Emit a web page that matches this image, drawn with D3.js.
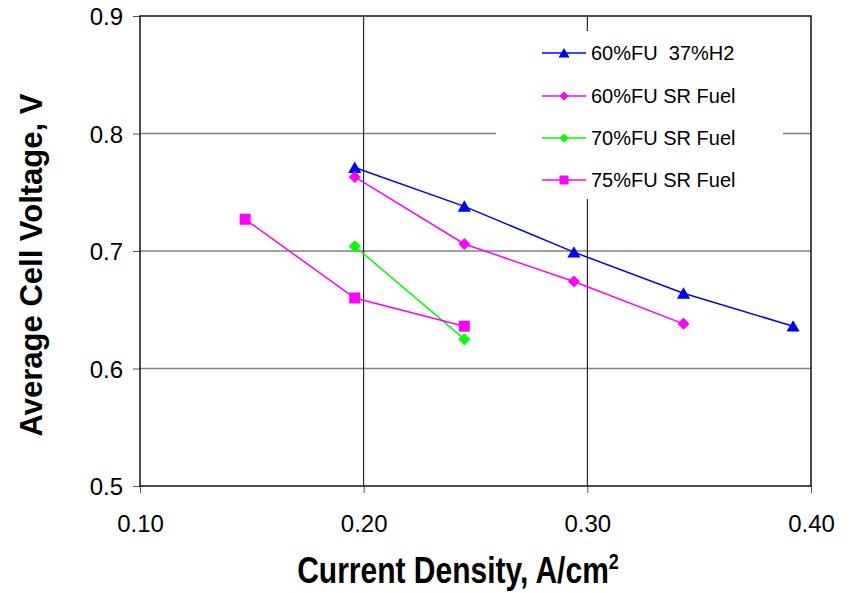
<!DOCTYPE html>
<html lang="en">
<head>
  <meta charset="UTF-8">
  <title>Cell voltage</title>
  <style>
    * { padding: 0; margin: 0; }
    body { background: #fff; }
    text { font-family: "Liberation Sans", Arial, sans-serif; }
  </style>
</head>
<body>
  <svg id="svg"></svg>
  <script src="https://cdnjs.cloudflare.com/ajax/libs/d3/7.8.5/d3.min.js"></script>
  <script>
    // series data
    const names = ['60%FU  37%H2', '60%FU SR Fuel', '70%FU SR Fuel', '75%FU SR Fuel']
    const colors = ['#0000ff', '#ff00ff', '#00ff00', '#ff00ff']
    const shapes = ['triangle', 'diamond', 'diamond', 'square']
    const h2X = [0.196, 0.245, 0.294, 0.343, 0.392]
    const h2Y = [0.771, 0.738, 0.699, 0.664, 0.636]
    const sr60X = [0.196, 0.245, 0.294, 0.343]
    const sr60Y = [0.763, 0.706, 0.674, 0.638]
    const sr70X = [0.196, 0.245]
    const sr70Y = [0.704, 0.625]
    const sr75X = [0.147, 0.196, 0.245]
    const sr75Y = [0.727, 0.660, 0.636]
    const xTicks = [0.10, 0.20, 0.30, 0.40]
    const yTicks = [0.5, 0.6, 0.7, 0.8, 0.9]

    const seriesX = [h2X, sr60X, sr70X, sr75X]
    const seriesY = [h2Y, sr60Y, sr70Y, sr75Y]

    const dimension = {
      width: 853,
      height: 593,
      margin: { top: 16, right: 42, bottom: 107, left: 140 }
    }
    const m = dimension.margin

    const svg = d3.select('#svg')
      .attr('width', dimension.width)
      .attr('height', dimension.height)

    const x = d3.scaleLinear().domain([0.1, 0.4]).range([m.left, dimension.width - m.right])
    const y = d3.scaleLinear().domain([0.5, 0.9]).range([dimension.height - m.bottom, m.top])

    // grid
    svg.append('g')
      .selectAll('line')
      .data(yTicks.slice(1, -1))
      .join('line')
      .attr('x1', x(0.1)).attr('x2', x(0.4))
      .attr('y1', d => y(d)).attr('y2', d => y(d))
      .attr('stroke', '#808080').attr('stroke-width', 1.5)

    svg.append('g')
      .selectAll('line')
      .data(xTicks.slice(1, -1))
      .join('line')
      .attr('y1', y(0.5)).attr('y2', y(0.9))
      .attr('x1', d => x(d)).attr('x2', d => x(d))
      .attr('stroke', '#000').attr('stroke-width', 1)

    // axes
    const xAxis = d3.axisBottom(x).tickValues(xTicks).tickFormat(d3.format('.2f')).tickSize(7).tickSizeOuter(0)
    const yAxis = d3.axisLeft(y).tickValues(yTicks).tickFormat(d3.format('.1f')).tickSize(7).tickSizeOuter(0)

    const gx = svg.append('g')
      .attr('transform', `translate(0, ${y(0.5)})`)
      .call(xAxis)
    gx.attr('font-size', null).attr('font-family', null)
    gx.selectAll('text').attr('font-size', 24).attr('y', 46).attr('dy', null).attr('fill', '#000')
    gx.selectAll('line').attr('stroke', '#555')

    const gy = svg.append('g')
      .attr('transform', `translate(${x(0.1)}, 0)`)
      .call(yAxis)
    gy.attr('font-size', null).attr('font-family', null)
    gy.selectAll('text').attr('font-size', 24).attr('x', -17).attr('dy', '0.36em').attr('fill', '#000')
    gy.selectAll('line').attr('stroke', '#555')
    svg.selectAll('.domain').remove()

    // frame
    svg.append('rect')
      .attr('x', x(0.1)).attr('y', y(0.9))
      .attr('width', x(0.4) - x(0.1)).attr('height', y(0.5) - y(0.9))
      .attr('fill', 'none').attr('stroke', '#111').attr('stroke-width', 1.5)

    // legend background hides grid behind it
    const legend = svg.append('g').attr('id', 'legend')
    legend.append('rect')
      .attr('x', 496).attr('y', 31).attr('width', 287).attr('height', 168)
      .attr('fill', '#fff')

    const symbol = (shape, r) => {
      if (shape === 'triangle') return `M0,${-r}L${r * 1.1},${r * 0.9}L${-r * 1.1},${r * 0.9}Z`
      if (shape === 'square') return `M${-r},${-r}H${r}V${r}H${-r}Z`
      return `M0,${-r}L${r},0L0,${r}L${-r},0Z`
    }
    const radius = { triangle: 6, diamond: 6, square: 5.5 }

    const line = d3.line().x(d => x(d[0])).y(d => y(d[1]))

    seriesX.forEach((xs, i) => {
      const pts = xs.map((v, j) => [v, seriesY[i][j]])
      svg.append('path')
        .datum(pts)
        .attr('d', line)
        .attr('fill', 'none')
        .attr('stroke', colors[i])
        .attr('stroke-width', 1.5)
      svg.append('g')
        .selectAll('path')
        .data(pts)
        .join('path')
        .attr('transform', d => `translate(${x(d[0])}, ${y(d[1])})`)
        .attr('d', symbol(shapes[i], radius[shapes[i]]))
        .attr('fill', colors[i])
    })

    const rowY = [53, 96, 138, 180]
    names.forEach((name, i) => {
      const row = legend.append('g').attr('transform', `translate(0, ${rowY[i]})`)
      row.append('line')
        .attr('x1', 542).attr('x2', 586)
        .attr('stroke', colors[i]).attr('stroke-width', 1.5)
      row.append('path')
        .attr('transform', 'translate(564, 0)')
        .attr('d', symbol(shapes[i], shapes[i] === 'triangle' ? 5 : 4.5))
        .attr('fill', colors[i])
      row.append('text')
        .attr('x', 591).attr('y', 0).attr('dy', '0.36em')
        .attr('font-size', 20)
        .attr('xml:space', 'preserve')
        .style('white-space', 'pre')
        .text(name)
    })

    // axis titles
    const xt = svg.append('text')
      .attr('transform', 'translate(458, 583) scale(1, 1.2)')
      .attr('text-anchor', 'middle')
      .attr('font-size', 30).attr('font-weight', 'bold')
      .text('Current Density, A/cm')
    xt.append('tspan').attr('dy', -12).attr('font-size', 18).text('2')

    svg.append('text')
      .attr('transform', 'translate(42, 265) rotate(-90)')
      .attr('text-anchor', 'middle')
      .attr('font-size', 31).attr('font-weight', 'bold')
      .text('Average Cell Voltage, V')
  </script>
</body>
</html>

········

Quote, exactly and only, the lines from the first line of the data above through the line containing "- m.bottom, m.top])". The pictures do not belong in it.

◆ TASK ANSWER ◆
Emit a web page that matches this image, drawn with D3.js.
<!DOCTYPE html>
<html lang="en">
<head>
  <meta charset="UTF-8">
  <title>Cell voltage</title>
  <style>
    * { padding: 0; margin: 0; }
    body { background: #fff; }
    text { font-family: "Liberation Sans", Arial, sans-serif; }
  </style>
</head>
<body>
  <svg id="svg"></svg>
  <script src="https://cdnjs.cloudflare.com/ajax/libs/d3/7.8.5/d3.min.js"></script>
  <script>
    // series data
    const names = ['60%FU  37%H2', '60%FU SR Fuel', '70%FU SR Fuel', '75%FU SR Fuel']
    const colors = ['#0000ff', '#ff00ff', '#00ff00', '#ff00ff']
    const shapes = ['triangle', 'diamond', 'diamond', 'square']
    const h2X = [0.196, 0.245, 0.294, 0.343, 0.392]
    const h2Y = [0.771, 0.738, 0.699, 0.664, 0.636]
    const sr60X = [0.196, 0.245, 0.294, 0.343]
    const sr60Y = [0.763, 0.706, 0.674, 0.638]
    const sr70X = [0.196, 0.245]
    const sr70Y = [0.704, 0.625]
    const sr75X = [0.147, 0.196, 0.245]
    const sr75Y = [0.727, 0.660, 0.636]
    const xTicks = [0.10, 0.20, 0.30, 0.40]
    const yTicks = [0.5, 0.6, 0.7, 0.8, 0.9]

    const seriesX = [h2X, sr60X, sr70X, sr75X]
    const seriesY = [h2Y, sr60Y, sr70Y, sr75Y]

    const dimension = {
      width: 853,
      height: 593,
      margin: { top: 16, right: 42, bottom: 107, left: 140 }
    }
    const m = dimension.margin

    const svg = d3.select('#svg')
      .attr('width', dimension.width)
      .attr('height', dimension.height)

    const x = d3.scaleLinear().domain([0.1, 0.4]).range([m.left, dimension.width - m.right])
    const y = d3.scaleLinear().domain([0.5, 0.9]).range([dimension.height - m.bottom, m.top])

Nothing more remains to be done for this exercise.